Republicans are trying to frame the race as a referendum on the president and Democrats. Ms. Marshall has been more than willing to try to distance herself from both Mr. Obama and the party.
“With all respect to the president, if he has done a lot, he has done a poor job of explaining it,” she said in an interview here. “He seems to be a day late and a dollar short on a lot of things.”
Her voice rises. “For the middle class in this country, where is he?”
She has played up her conservative bona fides, boasting of support from the National Rifle Association and saying she would have voted against the increase in the federal debt ceiling.

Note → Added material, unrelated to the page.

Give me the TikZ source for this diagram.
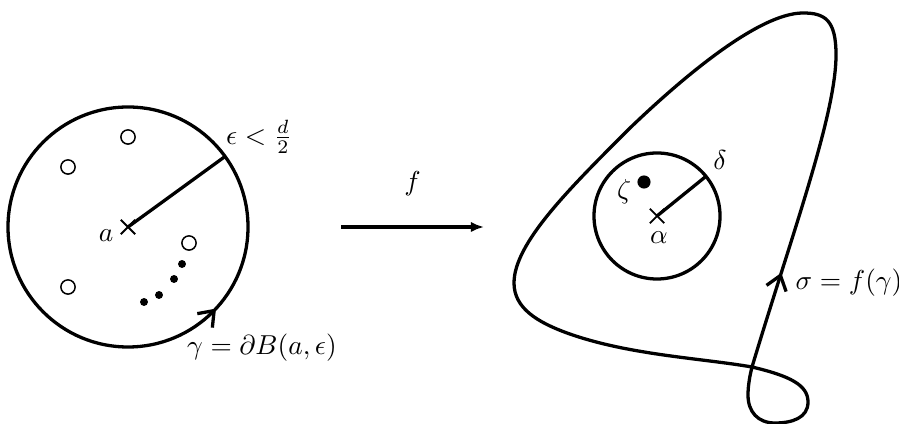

She has also repeatedly criticized Mr. Amodei for voting to raise state taxes in 2003, although every Democrat in the Legislature also supported the increase. Since then, Mr. Amodei has signed the no-new-taxes pledge pushed by the activist Grover Norquist.
Mr. Amodei sees the race as a harbinger. If he wins by a comfortable margin, he said, it will help build momentum for the 2012 Senate and presidential races, where Nevada is expected to be an important battleground.
“We’ve got to win this first round,” he said. “People have seen what it looks like with Democrats in charge, and they are not happy. We know they aren’t happy with a lot of things.”
Still, Mr. Amodei has voters in his own party he still has to convince.
Rodger Moller and Frank Avera have met at a coffee shop every Friday for the last two years to discuss the economy and politics, and they have grown more exasperated by the week. Mr. Moller’s home was foreclosed on this year, and both men lost their jobs in construction. Now they are enrolled in master’s degrees programs — Mr. Avera, 44, plans to become a health care economist, and Mr. Moller, 51, is studying to be a nurse.
Mr. Moller has voted Republican for as far back as he can remember. Now, he said, he is frustrated by gridlock in Congress and has grown weary of the “change, change, change” trope in each election cycle.
“Everything is an ugly battle, and it’s sickening,” he said. “We need to be spending money on education to get people jobs, not just saying no to everything. I want someone to come in with a plan, with some ideas. I don’t hear any of that anymore.”